• _INSTRUCTION_: Strip the pictures and reproduce the rest of the listing exactly.

• _SUPPLIED INFORMATION_:
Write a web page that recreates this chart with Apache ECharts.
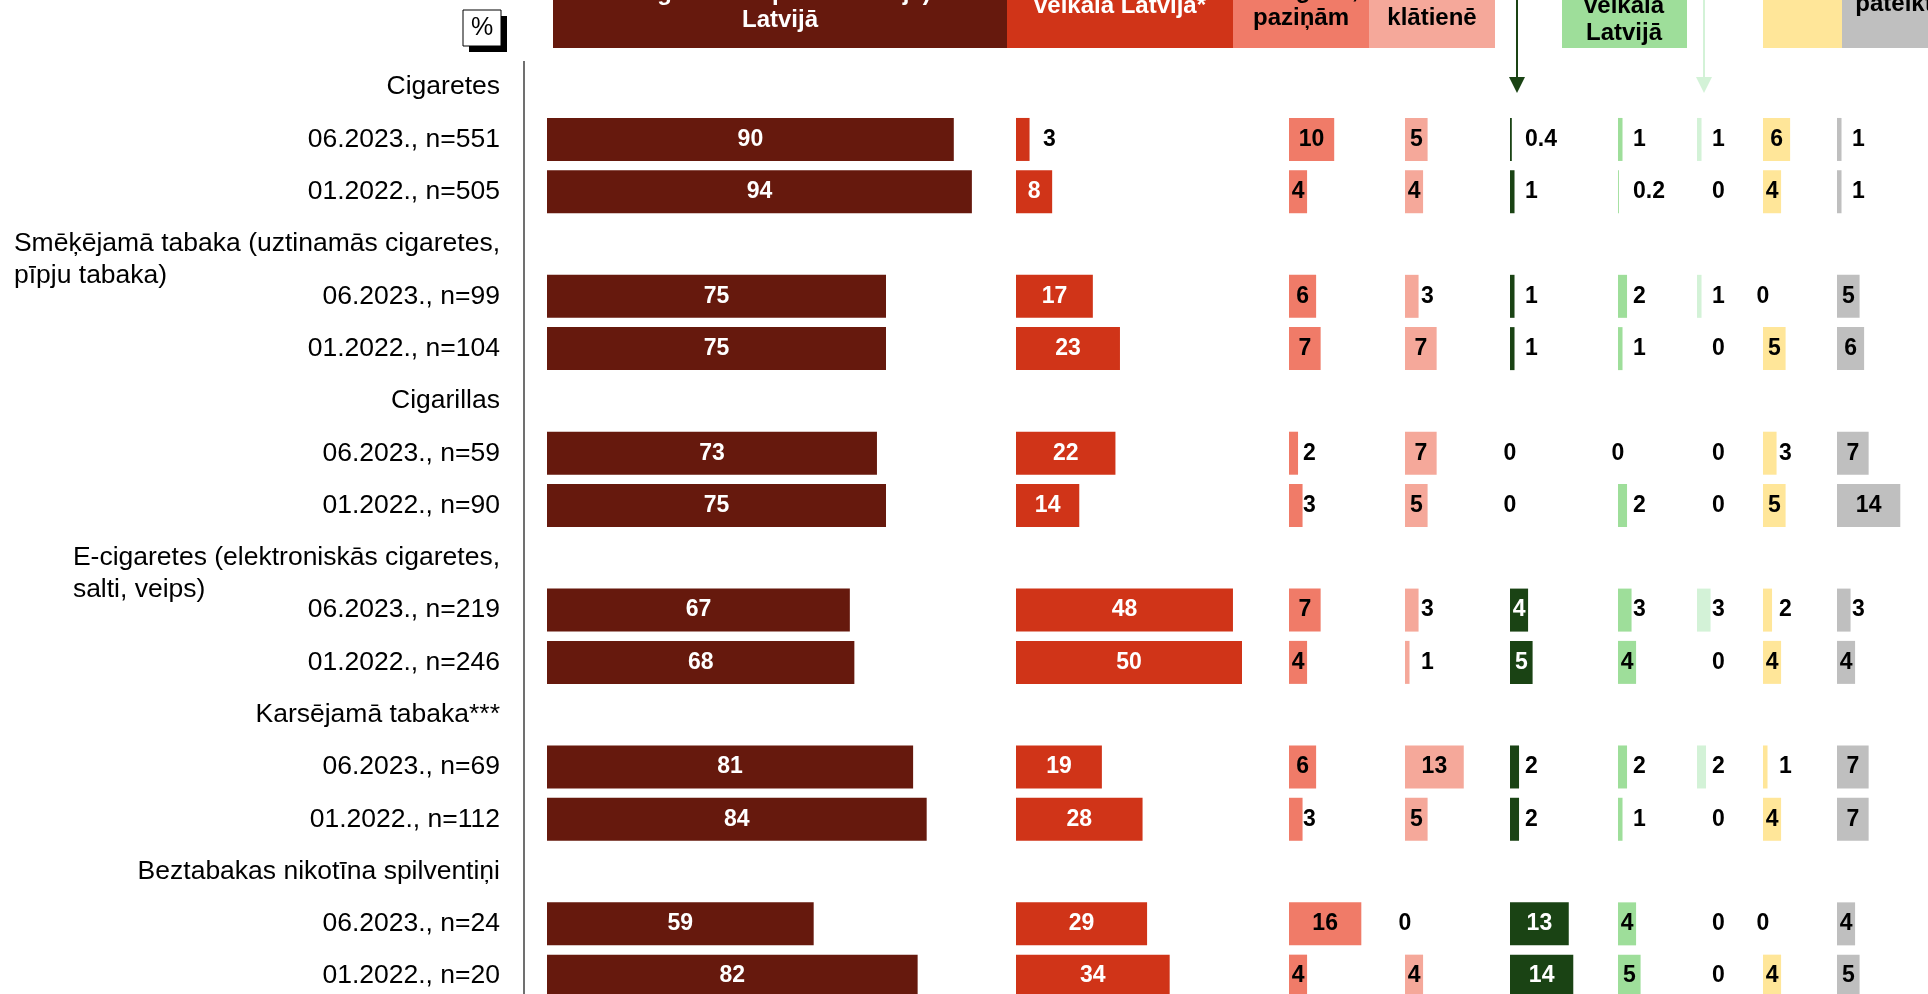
<!DOCTYPE html>
<html>
<head>
<meta charset="utf-8">
<script src="https://cdn.jsdelivr.net/npm/echarts@6/dist/echarts.min.js"></script>
<style>html,body{margin:0;padding:0;background:#fff;overflow:hidden}#c{width:1928px;height:1020px}</style>
</head>
<body>
<div id="c"></div>
<script>
// ---------- data ----------
const groups = [
  "Cigaretes",
  "Smēķējamā tabaka (uztinamās cigaretes,\npīpju tabaka)",
  "Cigarillas",
  "E-cigaretes (elektroniskās cigaretes,\nsalti, veips)",
  "Karsējamā tabaka***",
  "Beztabakas nikotīna spilventiņi"
];
const waves = [
  ["06.2023., n=551", "01.2022., n=505"],
  ["06.2023., n=99", "01.2022., n=104"],
  ["06.2023., n=59", "01.2022., n=90"],
  ["06.2023., n=219", "01.2022., n=246"],
  ["06.2023., n=69", "01.2022., n=112"],
  ["06.2023., n=24", "01.2022., n=20"]
];
const c1 = [90, 94, 75, 75, 73, 75, 67, 68, 81, 84, 59, 82];
const c2 = [3, 8, 17, 23, 22, 14, 48, 50, 19, 28, 29, 34];
const c3 = [10, 4, 6, 7, 2, 3, 7, 4, 6, 3, 16, 4];
const c4 = [5, 4, 3, 7, 7, 5, 3, 1, 13, 5, 0, 4];
const c5 = [0.4, 1, 1, 1, 0, 0, 4, 5, 2, 2, 13, 14];
const c6 = [1, 0.2, 2, 1, 0, 2, 3, 4, 2, 1, 4, 5];
const c7 = [1, 0, 1, 0, 0, 0, 3, 0, 2, 0, 0, 0];
const c8 = [6, 4, 0, 5, 3, 5, 2, 4, 1, 4, 0, 4];
const c9 = [1, 1, 5, 6, 7, 14, 3, 4, 7, 7, 4, 5];
const columns = [c1, c2, c3, c4, c5, c6, c7, c8, c9];

// ---------- layout / style ----------
const FONT = '"Liberation Sans", Arial, sans-serif';
const PX = 4.52;                 // pixels per percentage point
const colX = [547, 1016, 1289, 1405, 1510, 1618, 1697, 1763, 1837];
const colW = [469, 273, 116, 105, 108, 79, 66, 74, 91];
const colColor = ['#66190D', '#D03418', '#F07B68', '#F5A89A', '#1A4314', '#9EDE9A', '#D3F2D7', '#FFE699', '#BFBFBF'];
const insideColor = ['#fff', '#fff', '#000', '#000', '#fff', '#000', '#000', '#000', '#000'];
const outsideOffset = [27, 27, 14, 16, 15, 15, 15, 16, 15];
const zeroCentered = [true, true, true, true, true, true, false, true, true];
const GRID_TOP = 61, GRID_H = 941.3;

const cats = [];
groups.forEach((g, i) => { cats.push(g); cats.push(waves[i][0]); cats.push(waves[i][1]); });
const isHeader = cats.map((c, i) => i % 3 === 0);

function labelFor(ci, v) {
  const base = { show: true, fontFamily: FONT, fontWeight: 'bold', fontSize: 23 };
  if (v >= 4 || (v === 0 && zeroCentered[ci])) {
    return Object.assign(base, { position: 'inside', color: v === 0 ? '#000' : insideColor[ci] });
  }
  return Object.assign(base, { position: [outsideOffset[ci], '50%'], align: 'left', verticalAlign: 'middle', color: '#000' });
}

const grids = [], xAxes = [], yAxes = [], series = [];
columns.forEach((col, ci) => {
  grids.push({ left: colX[ci], top: GRID_TOP, width: colW[ci], height: GRID_H, containLabel: false });
  xAxes.push({ type: 'value', gridIndex: ci, min: 0, max: colW[ci] / PX, show: false });
  const y = { type: 'category', gridIndex: ci, data: cats, inverse: true, show: ci === 0 };
  if (ci === 0) {
    Object.assign(y, {
      axisLine: { show: false },
      axisTick: { show: false },
      splitLine: { show: false },
      axisLabel: {
        margin: 47, fontFamily: FONT, fontSize: 26.5, color: '#000', lineHeight: 32, align: 'right',
        formatter: (v) => v.indexOf('\n') >= 0
          ? '\n' + v.split('\n').map(s => '{g|' + s + '}').join('\n')
          : v,
        rich: { g: { align: 'left', fontFamily: FONT, fontSize: 26.5, color: '#000', lineHeight: 32 } }
      }
    });
  }
  yAxes.push(y);
  let k = 0;
  const data = cats.map((c, ri) => {
    if (isHeader[ri]) return '-';
    const v = col[k++];
    return { value: v, label: labelFor(ci, v) };
  });
  series.push({
    type: 'bar', xAxisIndex: ci, yAxisIndex: ci, barWidth: 43, data: data,
    itemStyle: { color: colColor[ci] }, silent: true
  });
});

// ---------- header decorations ----------
const hdr = (x, y, text, color) => ({
  type: 'text', x: x, y: y, silent: true,
  style: { text: text, fill: color, font: 'bold 24px ' + FONT, align: 'center', verticalAlign: 'middle', lineHeight: 27 }
});
const box = (x, w, color) => ({ type: 'rect', shape: { x: x, y: -60, width: w, height: 108 }, style: { fill: color }, silent: true });
const arrow = (x, color) => ([
  { type: 'line', shape: { x1: x, y1: 0, x2: x, y2: 80 }, style: { stroke: color, lineWidth: 2 }, silent: true },
  { type: 'polygon', shape: { points: [[x - 8, 77], [x + 8, 77], [x, 93]] }, style: { fill: color }, silent: true }
]);

const graphic = [
  box(553, 454, colColor[0]), box(1007, 226, colColor[1]), box(1233, 136, colColor[2]), box(1369, 126, colColor[3]),
  box(1562, 125, colColor[5]), box(1763, 79, colColor[7]), box(1842, 150, colColor[8]),
  hdr(780, 6.5, 'degvielas uzpildes stacijā)\nLatvijā', '#fff'),
  hdr(1120, 6, 'veikalā Latvijā*', '#fff'),
  hdr(1301, 4.5, 'draugiem,\npaziņām', '#000'),
  hdr(1432, 18, 'klātienē', '#000'),
  hdr(1624, 19.5, 'veikalā\nLatvijā', '#000'),
  hdr(1894, 4, 'pateikt', '#000'),
  ...arrow(1517, colColor[4]),
  ...arrow(1704, colColor[6]),
  { type: 'line', shape: { x1: 524, y1: 61, x2: 524, y2: 1020 }, style: { stroke: '#404040', lineWidth: 1.5 }, silent: true },
  { type: 'rect', shape: { x: 469, y: 16, width: 38, height: 36 }, style: { fill: '#000' }, silent: true },
  { type: 'rect', shape: { x: 463, y: 10, width: 38, height: 36 }, style: { fill: '#fff', stroke: '#000', lineWidth: 1 }, silent: true },
  { type: 'text', x: 482, y: 28, style: { text: '%', fill: '#000', font: '25px ' + FONT, align: 'center', verticalAlign: 'middle' }, silent: true }
];

const chart = echarts.init(document.getElementById('c'), null, { renderer: 'canvas' });
chart.setOption({
  animation: false,
  backgroundColor: '#fff',
  grid: grids, xAxis: xAxes, yAxis: yAxes, series: series,
  graphic: graphic
});
</script>
</body>
</html>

• _RESPONSE BELOW_:
Write a web page that recreates this chart with Apache ECharts.
<!DOCTYPE html>
<html>
<head>
<meta charset="utf-8">
<script src="https://cdn.jsdelivr.net/npm/echarts@6/dist/echarts.min.js"></script>
<style>html,body{margin:0;padding:0;background:#fff;overflow:hidden}#c{width:1928px;height:1020px}</style>
</head>
<body>
<div id="c"></div>
<script>
// ---------- data ----------
const groups = [
  "Cigaretes",
  "Smēķējamā tabaka (uztinamās cigaretes,\npīpju tabaka)",
  "Cigarillas",
  "E-cigaretes (elektroniskās cigaretes,\nsalti, veips)",
  "Karsējamā tabaka***",
  "Beztabakas nikotīna spilventiņi"
];
const waves = [
  ["06.2023., n=551", "01.2022., n=505"],
  ["06.2023., n=99", "01.2022., n=104"],
  ["06.2023., n=59", "01.2022., n=90"],
  ["06.2023., n=219", "01.2022., n=246"],
  ["06.2023., n=69", "01.2022., n=112"],
  ["06.2023., n=24", "01.2022., n=20"]
];
const c1 = [90, 94, 75, 75, 73, 75, 67, 68, 81, 84, 59, 82];
const c2 = [3, 8, 17, 23, 22, 14, 48, 50, 19, 28, 29, 34];
const c3 = [10, 4, 6, 7, 2, 3, 7, 4, 6, 3, 16, 4];
const c4 = [5, 4, 3, 7, 7, 5, 3, 1, 13, 5, 0, 4];
const c5 = [0.4, 1, 1, 1, 0, 0, 4, 5, 2, 2, 13, 14];
const c6 = [1, 0.2, 2, 1, 0, 2, 3, 4, 2, 1, 4, 5];
const c7 = [1, 0, 1, 0, 0, 0, 3, 0, 2, 0, 0, 0];
const c8 = [6, 4, 0, 5, 3, 5, 2, 4, 1, 4, 0, 4];
const c9 = [1, 1, 5, 6, 7, 14, 3, 4, 7, 7, 4, 5];
const columns = [c1, c2, c3, c4, c5, c6, c7, c8, c9];

// ---------- layout / style ----------
const FONT = '"Liberation Sans", Arial, sans-serif';
const PX = 4.52;                 // pixels per percentage point
const colX = [547, 1016, 1289, 1405, 1510, 1618, 1697, 1763, 1837];
const colW = [469, 273, 116, 105, 108, 79, 66, 74, 91];
const colColor = ['#66190D', '#D03418', '#F07B68', '#F5A89A', '#1A4314', '#9EDE9A', '#D3F2D7', '#FFE699', '#BFBFBF'];
const insideColor = ['#fff', '#fff', '#000', '#000', '#fff', '#000', '#000', '#000', '#000'];
const outsideOffset = [27, 27, 14, 16, 15, 15, 15, 16, 15];
const zeroCentered = [true, true, true, true, true, true, false, true, true];
const GRID_TOP = 61, GRID_H = 941.3;

const cats = [];
groups.forEach((g, i) => { cats.push(g); cats.push(waves[i][0]); cats.push(waves[i][1]); });
const isHeader = cats.map((c, i) => i % 3 === 0);

function labelFor(ci, v) {
  const base = { show: true, fontFamily: FONT, fontWeight: 'bold', fontSize: 23 };
  if (v >= 4 || (v === 0 && zeroCentered[ci])) {
    return Object.assign(base, { position: 'inside', color: v === 0 ? '#000' : insideColor[ci] });
  }
  return Object.assign(base, { position: [outsideOffset[ci], '50%'], align: 'left', verticalAlign: 'middle', color: '#000' });
}

const grids = [], xAxes = [], yAxes = [], series = [];
columns.forEach((col, ci) => {
  grids.push({ left: colX[ci], top: GRID_TOP, width: colW[ci], height: GRID_H, containLabel: false });
  xAxes.push({ type: 'value', gridIndex: ci, min: 0, max: colW[ci] / PX, show: false });
  const y = { type: 'category', gridIndex: ci, data: cats, inverse: true, show: ci === 0 };
  if (ci === 0) {
    Object.assign(y, {
      axisLine: { show: false },
      axisTick: { show: false },
      splitLine: { show: false },
      axisLabel: {
        margin: 47, fontFamily: FONT, fontSize: 26.5, color: '#000', lineHeight: 32, align: 'right',
        formatter: (v) => v.indexOf('\n') >= 0
          ? '\n' + v.split('\n').map(s => '{g|' + s + '}').join('\n')
          : v,
        rich: { g: { align: 'left', fontFamily: FONT, fontSize: 26.5, color: '#000', lineHeight: 32 } }
      }
    });
  }
  yAxes.push(y);
  let k = 0;
  const data = cats.map((c, ri) => {
    if (isHeader[ri]) return '-';
    const v = col[k++];
    return { value: v, label: labelFor(ci, v) };
  });
  series.push({
    type: 'bar', xAxisIndex: ci, yAxisIndex: ci, barWidth: 43, data: data,
    itemStyle: { color: colColor[ci] }, silent: true
  });
});

// ---------- header decorations ----------
const hdr = (x, y, text, color) => ({
  type: 'text', x: x, y: y, silent: true,
  style: { text: text, fill: color, font: 'bold 24px ' + FONT, align: 'center', verticalAlign: 'middle', lineHeight: 27 }
});
const box = (x, w, color) => ({ type: 'rect', shape: { x: x, y: -60, width: w, height: 108 }, style: { fill: color }, silent: true });
const arrow = (x, color) => ([
  { type: 'line', shape: { x1: x, y1: 0, x2: x, y2: 80 }, style: { stroke: color, lineWidth: 2 }, silent: true },
  { type: 'polygon', shape: { points: [[x - 8, 77], [x + 8, 77], [x, 93]] }, style: { fill: color }, silent: true }
]);

const graphic = [
  box(553, 454, colColor[0]), box(1007, 226, colColor[1]), box(1233, 136, colColor[2]), box(1369, 126, colColor[3]),
  box(1562, 125, colColor[5]), box(1763, 79, colColor[7]), box(1842, 150, colColor[8]),
  hdr(780, 6.5, 'degvielas uzpildes stacijā)\nLatvijā', '#fff'),
  hdr(1120, 6, 'veikalā Latvijā*', '#fff'),
  hdr(1301, 4.5, 'draugiem,\npaziņām', '#000'),
  hdr(1432, 18, 'klātienē', '#000'),
  hdr(1624, 19.5, 'veikalā\nLatvijā', '#000'),
  hdr(1894, 4, 'pateikt', '#000'),
  ...arrow(1517, colColor[4]),
  ...arrow(1704, colColor[6]),
  { type: 'line', shape: { x1: 524, y1: 61, x2: 524, y2: 1020 }, style: { stroke: '#404040', lineWidth: 1.5 }, silent: true },
  { type: 'rect', shape: { x: 469, y: 16, width: 38, height: 36 }, style: { fill: '#000' }, silent: true },
  { type: 'rect', shape: { x: 463, y: 10, width: 38, height: 36 }, style: { fill: '#fff', stroke: '#000', lineWidth: 1 }, silent: true },
  { type: 'text', x: 482, y: 28, style: { text: '%', fill: '#000', font: '25px ' + FONT, align: 'center', verticalAlign: 'middle' }, silent: true }
];

const chart = echarts.init(document.getElementById('c'), null, { renderer: 'canvas' });
chart.setOption({
  animation: false,
  backgroundColor: '#fff',
  grid: grids, xAxis: xAxes, yAxis: yAxes, series: series,
  graphic: graphic
});
</script>
</body>
</html>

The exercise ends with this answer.